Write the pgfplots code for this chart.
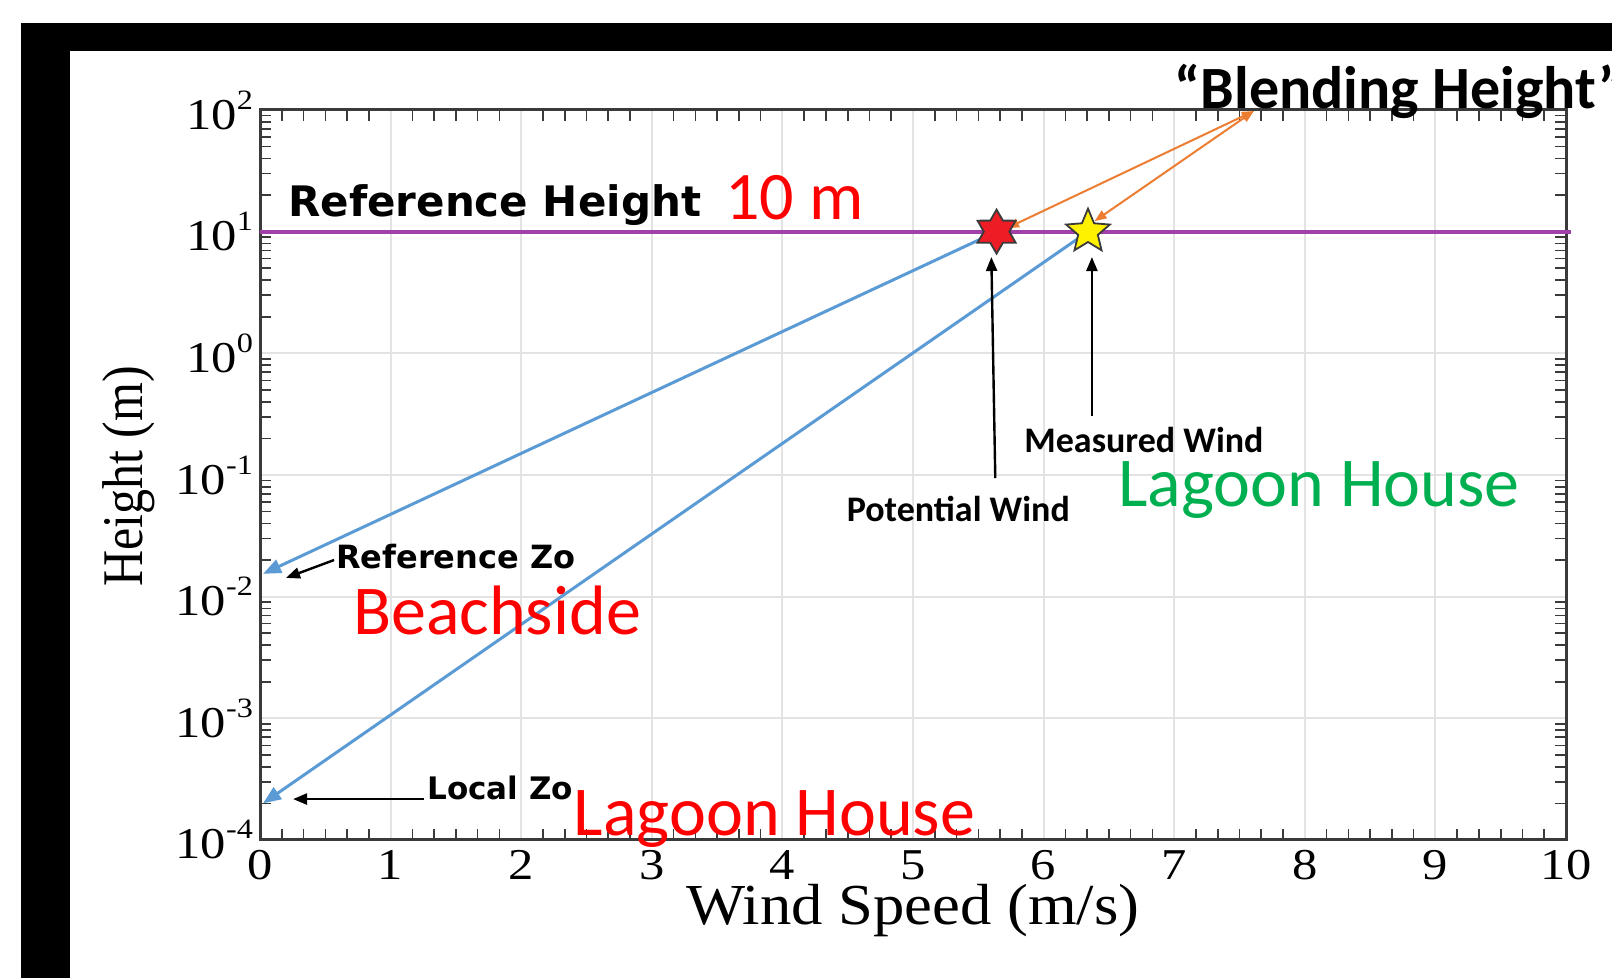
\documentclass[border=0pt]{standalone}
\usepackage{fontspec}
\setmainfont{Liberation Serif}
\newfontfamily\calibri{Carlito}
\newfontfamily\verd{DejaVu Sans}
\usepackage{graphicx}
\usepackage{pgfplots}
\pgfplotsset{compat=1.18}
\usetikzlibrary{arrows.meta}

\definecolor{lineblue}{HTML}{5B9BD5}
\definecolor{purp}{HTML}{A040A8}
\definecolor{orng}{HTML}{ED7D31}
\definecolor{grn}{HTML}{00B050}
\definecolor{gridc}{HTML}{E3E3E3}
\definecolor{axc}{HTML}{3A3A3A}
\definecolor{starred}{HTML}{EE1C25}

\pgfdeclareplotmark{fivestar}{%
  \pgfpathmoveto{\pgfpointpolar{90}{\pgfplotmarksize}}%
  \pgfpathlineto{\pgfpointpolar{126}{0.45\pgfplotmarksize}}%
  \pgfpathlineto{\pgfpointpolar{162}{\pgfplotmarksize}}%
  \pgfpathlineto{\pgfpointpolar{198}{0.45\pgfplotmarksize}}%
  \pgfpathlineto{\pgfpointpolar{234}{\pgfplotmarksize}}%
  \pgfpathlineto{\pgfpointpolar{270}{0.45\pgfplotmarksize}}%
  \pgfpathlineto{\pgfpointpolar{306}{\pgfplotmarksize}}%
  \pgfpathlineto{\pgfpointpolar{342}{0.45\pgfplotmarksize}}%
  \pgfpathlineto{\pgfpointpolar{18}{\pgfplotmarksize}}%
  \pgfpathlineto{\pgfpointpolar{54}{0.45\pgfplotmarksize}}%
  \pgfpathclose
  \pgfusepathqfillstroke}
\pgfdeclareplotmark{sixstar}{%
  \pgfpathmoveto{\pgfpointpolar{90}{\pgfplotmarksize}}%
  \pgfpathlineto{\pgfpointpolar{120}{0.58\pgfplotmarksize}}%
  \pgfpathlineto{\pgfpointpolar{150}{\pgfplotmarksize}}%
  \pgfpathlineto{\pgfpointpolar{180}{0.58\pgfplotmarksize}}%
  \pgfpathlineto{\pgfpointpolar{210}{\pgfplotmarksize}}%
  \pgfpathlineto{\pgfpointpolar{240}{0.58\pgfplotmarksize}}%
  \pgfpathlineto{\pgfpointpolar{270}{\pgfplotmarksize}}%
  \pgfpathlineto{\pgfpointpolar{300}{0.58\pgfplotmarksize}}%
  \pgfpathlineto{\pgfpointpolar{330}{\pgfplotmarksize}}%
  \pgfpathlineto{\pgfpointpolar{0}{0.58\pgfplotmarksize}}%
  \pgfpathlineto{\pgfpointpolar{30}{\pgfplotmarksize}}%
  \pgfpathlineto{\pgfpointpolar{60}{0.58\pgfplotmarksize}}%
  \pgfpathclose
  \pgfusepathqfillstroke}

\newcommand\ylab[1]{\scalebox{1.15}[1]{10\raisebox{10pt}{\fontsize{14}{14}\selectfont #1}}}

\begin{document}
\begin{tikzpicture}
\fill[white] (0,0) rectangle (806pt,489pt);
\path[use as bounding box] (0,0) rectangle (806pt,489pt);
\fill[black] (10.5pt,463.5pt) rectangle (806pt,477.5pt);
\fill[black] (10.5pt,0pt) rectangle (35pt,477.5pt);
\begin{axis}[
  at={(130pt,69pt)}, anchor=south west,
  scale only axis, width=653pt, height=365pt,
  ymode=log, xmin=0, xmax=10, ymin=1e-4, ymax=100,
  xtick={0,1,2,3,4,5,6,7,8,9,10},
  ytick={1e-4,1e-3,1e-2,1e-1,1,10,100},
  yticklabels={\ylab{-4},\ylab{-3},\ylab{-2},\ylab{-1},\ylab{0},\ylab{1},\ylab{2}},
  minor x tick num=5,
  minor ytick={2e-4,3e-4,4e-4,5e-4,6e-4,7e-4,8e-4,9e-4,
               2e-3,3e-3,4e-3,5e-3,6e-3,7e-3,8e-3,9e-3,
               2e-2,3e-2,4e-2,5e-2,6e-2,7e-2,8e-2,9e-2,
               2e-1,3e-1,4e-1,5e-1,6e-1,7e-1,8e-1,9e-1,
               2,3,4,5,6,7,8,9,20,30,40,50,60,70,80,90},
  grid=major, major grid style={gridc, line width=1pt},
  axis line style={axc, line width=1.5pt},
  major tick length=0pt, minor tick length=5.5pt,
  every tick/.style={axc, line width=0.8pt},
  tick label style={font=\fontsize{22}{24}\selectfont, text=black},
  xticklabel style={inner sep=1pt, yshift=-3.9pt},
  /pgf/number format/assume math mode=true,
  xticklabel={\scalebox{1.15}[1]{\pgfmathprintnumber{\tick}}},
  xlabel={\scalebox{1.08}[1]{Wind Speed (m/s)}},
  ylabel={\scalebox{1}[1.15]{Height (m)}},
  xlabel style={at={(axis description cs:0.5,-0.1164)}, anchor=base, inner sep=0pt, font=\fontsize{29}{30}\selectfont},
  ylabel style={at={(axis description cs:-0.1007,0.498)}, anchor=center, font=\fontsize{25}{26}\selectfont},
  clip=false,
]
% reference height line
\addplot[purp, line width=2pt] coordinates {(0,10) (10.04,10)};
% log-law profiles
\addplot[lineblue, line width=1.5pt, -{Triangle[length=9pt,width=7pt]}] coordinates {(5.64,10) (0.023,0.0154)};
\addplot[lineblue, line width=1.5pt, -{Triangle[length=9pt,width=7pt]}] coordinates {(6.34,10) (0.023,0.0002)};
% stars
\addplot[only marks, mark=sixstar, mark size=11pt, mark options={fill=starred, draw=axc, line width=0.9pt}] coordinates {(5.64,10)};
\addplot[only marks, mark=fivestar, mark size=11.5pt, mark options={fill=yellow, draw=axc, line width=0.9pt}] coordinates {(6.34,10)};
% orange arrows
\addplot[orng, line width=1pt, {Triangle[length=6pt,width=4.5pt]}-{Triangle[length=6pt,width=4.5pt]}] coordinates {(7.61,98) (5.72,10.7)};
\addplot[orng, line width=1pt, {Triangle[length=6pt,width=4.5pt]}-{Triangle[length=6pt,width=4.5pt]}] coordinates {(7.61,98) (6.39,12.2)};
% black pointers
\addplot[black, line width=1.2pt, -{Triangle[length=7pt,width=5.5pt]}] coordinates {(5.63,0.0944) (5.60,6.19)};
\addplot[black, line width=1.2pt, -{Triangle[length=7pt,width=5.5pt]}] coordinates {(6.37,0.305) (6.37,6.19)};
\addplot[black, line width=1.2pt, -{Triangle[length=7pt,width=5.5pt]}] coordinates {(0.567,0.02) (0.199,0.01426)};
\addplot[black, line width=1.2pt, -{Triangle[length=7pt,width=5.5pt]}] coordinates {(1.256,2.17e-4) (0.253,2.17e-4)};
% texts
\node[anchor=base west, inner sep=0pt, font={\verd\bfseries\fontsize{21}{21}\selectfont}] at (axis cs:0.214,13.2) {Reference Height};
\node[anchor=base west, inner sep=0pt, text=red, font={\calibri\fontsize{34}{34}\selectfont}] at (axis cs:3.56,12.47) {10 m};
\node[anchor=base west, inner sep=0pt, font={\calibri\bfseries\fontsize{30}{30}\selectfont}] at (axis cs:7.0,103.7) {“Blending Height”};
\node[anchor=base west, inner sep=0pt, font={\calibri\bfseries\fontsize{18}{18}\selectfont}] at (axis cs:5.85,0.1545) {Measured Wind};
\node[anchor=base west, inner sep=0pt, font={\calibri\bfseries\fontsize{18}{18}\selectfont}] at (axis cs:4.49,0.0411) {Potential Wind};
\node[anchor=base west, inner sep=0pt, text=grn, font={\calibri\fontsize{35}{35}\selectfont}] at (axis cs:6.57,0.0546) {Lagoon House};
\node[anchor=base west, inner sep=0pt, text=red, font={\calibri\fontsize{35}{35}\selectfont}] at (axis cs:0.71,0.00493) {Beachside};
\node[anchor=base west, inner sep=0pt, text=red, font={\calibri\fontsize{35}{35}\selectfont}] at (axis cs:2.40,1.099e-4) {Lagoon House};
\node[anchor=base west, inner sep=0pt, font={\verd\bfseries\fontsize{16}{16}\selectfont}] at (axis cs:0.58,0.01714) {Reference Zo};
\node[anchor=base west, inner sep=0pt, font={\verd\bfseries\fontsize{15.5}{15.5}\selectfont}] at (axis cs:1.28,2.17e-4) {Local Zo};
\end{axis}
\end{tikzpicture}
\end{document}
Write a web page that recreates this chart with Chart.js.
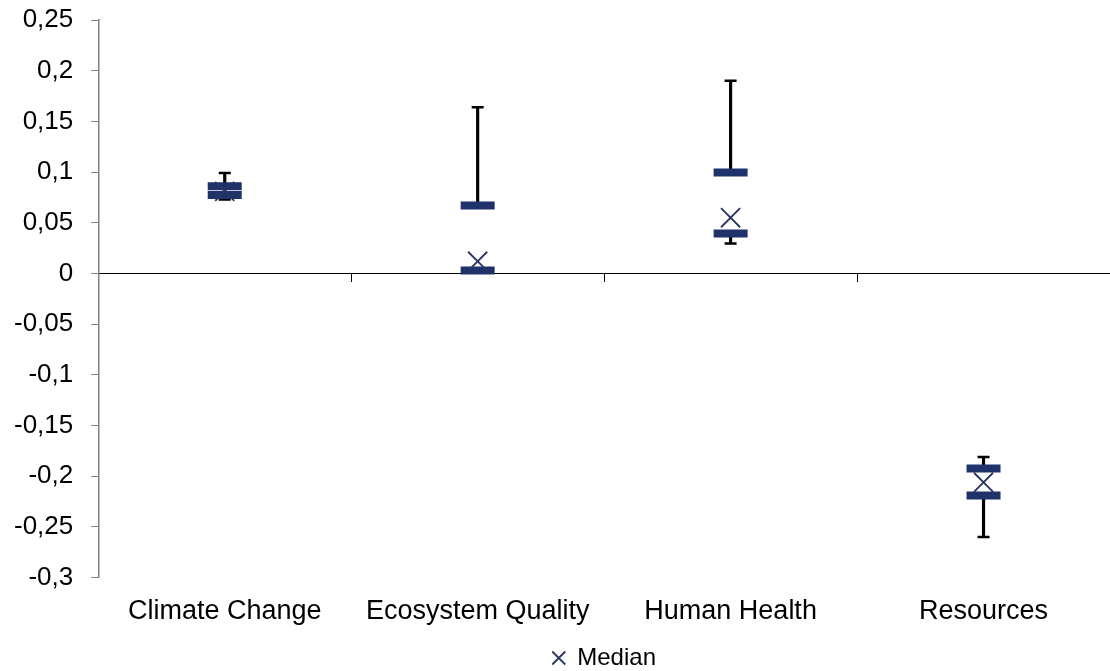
=-=-=-=-=
Locate the string "chart" in the listing above and copy every line where it occurs.

RIGHT ANSWER:
Write the pgfplots code for this chart.
Write a web page that recreates this chart with Chart.js.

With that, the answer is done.